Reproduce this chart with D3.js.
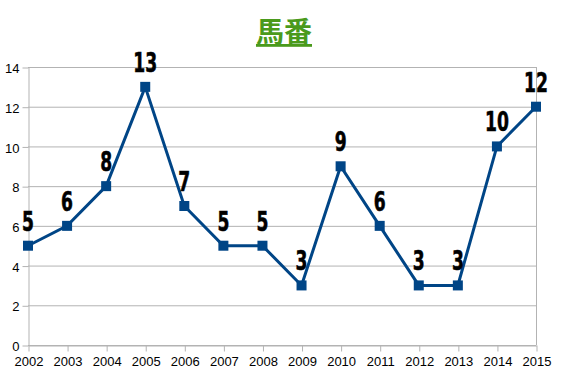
<!DOCTYPE html>
<html>
<head>
<meta charset="utf-8">
<script src="https://cdn.jsdelivr.net/npm/d3@7"></script>
<style>
  body { margin: 0; background: #fff; }
  svg { display: block; }
</style>
</head>
<body>
<svg id="chart"></svg>
<script>
const years = [2002, 2003, 2004, 2005, 2006, 2007, 2008, 2009, 2010, 2011, 2012, 2013, 2014, 2015];
const values = [5, 6, 8, 13, 7, 5, 5, 3, 9, 6, 3, 3, 10, 12];
const yTicks = [0, 2, 4, 6, 8, 10, 12, 14];
const title = "馬番";

var width = 567,
  height = 378;

var svg = d3.select("#chart").attr("width", width).attr("height", height);

var x = d3.scaleLinear().domain([2002, 2015]).range([28, 536]);
var y = d3.scaleLinear().domain([0, 14]).range([345, 67]);

// grid lines
svg
  .selectAll(".grid")
  .data(yTicks)
  .enter()
  .append("line")
  .attr("x1", 28)
  .attr("x2", 536)
  .attr("y1", (d) => y(d) + 0.5)
  .attr("y2", (d) => y(d) + 0.5)
  .style("stroke", "#b3b3b3")
  .style("stroke-width", 1);

// right border
svg
  .append("line")
  .attr("x1", 536.5)
  .attr("x2", 536.5)
  .attr("y1", y(14))
  .attr("y2", y(0))
  .style("stroke", "#b3b3b3");

// y axis
var yAxis = svg
  .append("g")
  .attr("transform", "translate(28.5,0.5)")
  .call(d3.axisLeft(y).tickValues(yTicks).tickSize(6).tickSizeOuter(0).tickPadding(3));

// x axis
var xAxis = svg
  .append("g")
  .attr("transform", "translate(0.5," + (y(0) + 0.5) + ")")
  .call(d3.axisBottom(x).tickValues(years).tickFormat(d3.format("d")).tickSize(6).tickSizeOuter(0).tickPadding(5));

[yAxis, xAxis].forEach((a) => {
  a.selectAll("path, line").style("stroke", "#b3b3b3");
  a.selectAll("text")
    .style("font-family", "'Liberation Sans', Arial, sans-serif")
    .style("font-size", "13px")
    .style("fill", "#000");
});
yAxis.selectAll("text").attr("dy", "0.4em");

var line = d3
  .line()
  .x((d, i) => x(years[i]))
  .y((d) => y(d));

svg
  .append("path")
  .datum(values)
  .attr("d", line)
  .style("fill", "none")
  .style("stroke", "#004586")
  .style("stroke-width", 3)
  .style("stroke-linejoin", "miter");

svg
  .selectAll(".marker")
  .data(values)
  .enter()
  .append("rect")
  .attr("x", (d, i) => x(years[i]) - 5)
  .attr("y", (d) => y(d) - 5)
  .attr("width", 10)
  .attr("height", 10)
  .style("fill", "#004586");

// value labels (condensed, heavy)
svg
  .selectAll(".lbl")
  .data(values)
  .enter()
  .append("text")
  .attr("transform", (d, i) => "translate(" + x(years[i]) + "," + (y(d) - 15) + ") scale(0.66,1)")
  .attr("text-anchor", "middle")
  .style("font-family", "'DejaVu Sans', sans-serif")
  .style("font-weight", "bold")
  .style("font-size", "26px")
  .style("fill", "#000")
  .style("stroke", "#000")
  .style("stroke-width", 0.6)
  .text((d) => d);

// title
svg
  .append("text")
  .attr("x", 284)
  .attr("y", 42)
  .attr("text-anchor", "middle")
  .style("font-family", "'Noto Sans CJK JP', sans-serif")
  .style("font-weight", "bold")
  .style("font-size", "28px")
  .style("fill", "#4a9a1c")
  .style("text-decoration", "underline")
  .text(title);
</script>
</body>
</html>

**SET EXERCISE**
Give back every line exactly as it stands, pictures excluded.

**ANSWER**
Reproduce this chart with D3.js.
<!DOCTYPE html>
<html>
<head>
<meta charset="utf-8">
<script src="https://cdn.jsdelivr.net/npm/d3@7"></script>
<style>
  body { margin: 0; background: #fff; }
  svg { display: block; }
</style>
</head>
<body>
<svg id="chart"></svg>
<script>
const years = [2002, 2003, 2004, 2005, 2006, 2007, 2008, 2009, 2010, 2011, 2012, 2013, 2014, 2015];
const values = [5, 6, 8, 13, 7, 5, 5, 3, 9, 6, 3, 3, 10, 12];
const yTicks = [0, 2, 4, 6, 8, 10, 12, 14];
const title = "馬番";

var width = 567,
  height = 378;

var svg = d3.select("#chart").attr("width", width).attr("height", height);

var x = d3.scaleLinear().domain([2002, 2015]).range([28, 536]);
var y = d3.scaleLinear().domain([0, 14]).range([345, 67]);

// grid lines
svg
  .selectAll(".grid")
  .data(yTicks)
  .enter()
  .append("line")
  .attr("x1", 28)
  .attr("x2", 536)
  .attr("y1", (d) => y(d) + 0.5)
  .attr("y2", (d) => y(d) + 0.5)
  .style("stroke", "#b3b3b3")
  .style("stroke-width", 1);

// right border
svg
  .append("line")
  .attr("x1", 536.5)
  .attr("x2", 536.5)
  .attr("y1", y(14))
  .attr("y2", y(0))
  .style("stroke", "#b3b3b3");

// y axis
var yAxis = svg
  .append("g")
  .attr("transform", "translate(28.5,0.5)")
  .call(d3.axisLeft(y).tickValues(yTicks).tickSize(6).tickSizeOuter(0).tickPadding(3));

// x axis
var xAxis = svg
  .append("g")
  .attr("transform", "translate(0.5," + (y(0) + 0.5) + ")")
  .call(d3.axisBottom(x).tickValues(years).tickFormat(d3.format("d")).tickSize(6).tickSizeOuter(0).tickPadding(5));

[yAxis, xAxis].forEach((a) => {
  a.selectAll("path, line").style("stroke", "#b3b3b3");
  a.selectAll("text")
    .style("font-family", "'Liberation Sans', Arial, sans-serif")
    .style("font-size", "13px")
    .style("fill", "#000");
});
yAxis.selectAll("text").attr("dy", "0.4em");

var line = d3
  .line()
  .x((d, i) => x(years[i]))
  .y((d) => y(d));

svg
  .append("path")
  .datum(values)
  .attr("d", line)
  .style("fill", "none")
  .style("stroke", "#004586")
  .style("stroke-width", 3)
  .style("stroke-linejoin", "miter");

svg
  .selectAll(".marker")
  .data(values)
  .enter()
  .append("rect")
  .attr("x", (d, i) => x(years[i]) - 5)
  .attr("y", (d) => y(d) - 5)
  .attr("width", 10)
  .attr("height", 10)
  .style("fill", "#004586");

// value labels (condensed, heavy)
svg
  .selectAll(".lbl")
  .data(values)
  .enter()
  .append("text")
  .attr("transform", (d, i) => "translate(" + x(years[i]) + "," + (y(d) - 15) + ") scale(0.66,1)")
  .attr("text-anchor", "middle")
  .style("font-family", "'DejaVu Sans', sans-serif")
  .style("font-weight", "bold")
  .style("font-size", "26px")
  .style("fill", "#000")
  .style("stroke", "#000")
  .style("stroke-width", 0.6)
  .text((d) => d);

// title
svg
  .append("text")
  .attr("x", 284)
  .attr("y", 42)
  .attr("text-anchor", "middle")
  .style("font-family", "'Noto Sans CJK JP', sans-serif")
  .style("font-weight", "bold")
  .style("font-size", "28px")
  .style("fill", "#4a9a1c")
  .style("text-decoration", "underline")
  .text(title);
</script>
</body>
</html>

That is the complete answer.